●病態
・Menkes(メンケス)病は,X染色体劣性遺伝形式をとる先天性銅代謝異常症である.
・原因遺伝子ATP7A遺伝子の異常により,腸管からの銅の吸収ならびに各組織における銅要求酵素への銅の受け渡しが障害される.
・その結果,中枢神経あるいは結合組織など種々の臓器の銅要求酵素に銅が供給されず,これらの臓器障害が引き起こされる.
・臨床症状と経過の重症度により古典型(重症型),軽症型および極軽症型(occipital horn症候群)に分類される.
・生後2か月以降に治療が開始された古典型症例の予後は不良であり,多くは幼児期・小児期に,肺炎,大出血,膀胱憩室破裂などで死亡する.
●治療方針
A.銅の非経口投与
ヒスチジン銅の皮下注射が現時点での唯一の治療法である.銅として375μg/回を,投与開始時には連日あるいは隔日にて皮下投与を行う.目安は血清銅と血清セルロプラスミン値を正常域まで上昇させ,それを維持することである.血清銅・セルロプラスミン値が正常値に達したあとは,それを維持できるように増量または週1~3回の投与へと調整する.本治療により毛髪異常は改善する.
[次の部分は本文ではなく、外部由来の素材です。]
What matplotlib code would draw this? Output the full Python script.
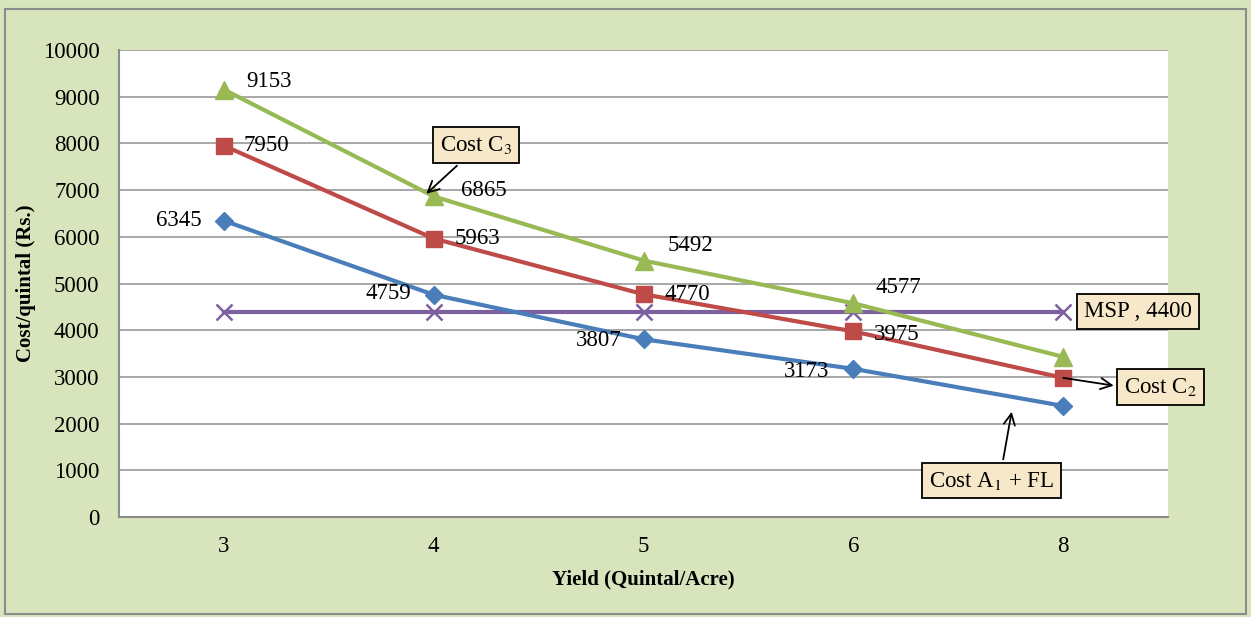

治療開始が生後2か月以内であれば中枢神経症状や結合織異常はある程度予防することが可能である.治療開始が生後2か月以降になると神経症状は改善せず,結合織異常も出現すると考えられている.
なおヒスチジン銅は現在市販されていないため,各施設で院内製剤として作製する必要がある.作製方法はSherwoodらの方法を参考にする.
B.抗けいれん薬投与
けいれんは90%以上の症例に出現し,難治性であることが多い.抗けいれん薬による治療を行う.バルプロ酸ナトリウムやクロナゼパム,ニトラゼパムなどが有効であったとの報告がある.
C.支持療法
a)膀胱憩室を生じることが多く,尿路感染をきたしやすい.繰り返す場合は抗菌薬の予防内服を行う.